===== Data provided

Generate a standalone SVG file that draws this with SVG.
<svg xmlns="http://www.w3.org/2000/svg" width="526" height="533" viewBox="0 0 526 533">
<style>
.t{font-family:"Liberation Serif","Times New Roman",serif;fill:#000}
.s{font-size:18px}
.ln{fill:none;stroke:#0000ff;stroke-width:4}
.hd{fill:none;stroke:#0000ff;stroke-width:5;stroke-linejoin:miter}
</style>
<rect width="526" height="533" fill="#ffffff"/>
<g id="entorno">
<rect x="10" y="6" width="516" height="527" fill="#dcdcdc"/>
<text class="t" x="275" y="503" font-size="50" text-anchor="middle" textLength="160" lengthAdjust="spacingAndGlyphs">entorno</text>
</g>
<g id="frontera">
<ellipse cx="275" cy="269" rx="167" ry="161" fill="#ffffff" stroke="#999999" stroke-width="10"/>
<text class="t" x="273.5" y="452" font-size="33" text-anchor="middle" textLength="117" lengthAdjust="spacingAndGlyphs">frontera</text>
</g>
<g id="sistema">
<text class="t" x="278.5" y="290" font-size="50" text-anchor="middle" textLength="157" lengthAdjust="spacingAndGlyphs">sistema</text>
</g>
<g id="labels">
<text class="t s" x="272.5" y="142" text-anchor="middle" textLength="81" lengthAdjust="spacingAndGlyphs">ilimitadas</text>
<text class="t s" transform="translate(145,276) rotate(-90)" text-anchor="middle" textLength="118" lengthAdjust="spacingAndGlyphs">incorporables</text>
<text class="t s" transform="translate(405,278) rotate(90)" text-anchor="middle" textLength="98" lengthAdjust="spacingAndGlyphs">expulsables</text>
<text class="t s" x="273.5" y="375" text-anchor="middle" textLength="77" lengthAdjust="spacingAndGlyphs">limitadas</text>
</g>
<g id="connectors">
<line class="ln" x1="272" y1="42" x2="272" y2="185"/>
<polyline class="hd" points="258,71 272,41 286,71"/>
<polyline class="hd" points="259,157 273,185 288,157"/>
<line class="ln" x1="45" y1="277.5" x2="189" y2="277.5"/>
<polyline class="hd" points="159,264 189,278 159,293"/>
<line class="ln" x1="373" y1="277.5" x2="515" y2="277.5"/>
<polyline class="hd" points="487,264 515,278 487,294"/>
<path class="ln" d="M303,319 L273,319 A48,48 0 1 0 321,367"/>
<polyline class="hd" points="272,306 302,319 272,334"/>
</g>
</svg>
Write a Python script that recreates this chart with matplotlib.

==========

Of the lines in the listing above, how many hold the string "this"? Reply with the number only.

2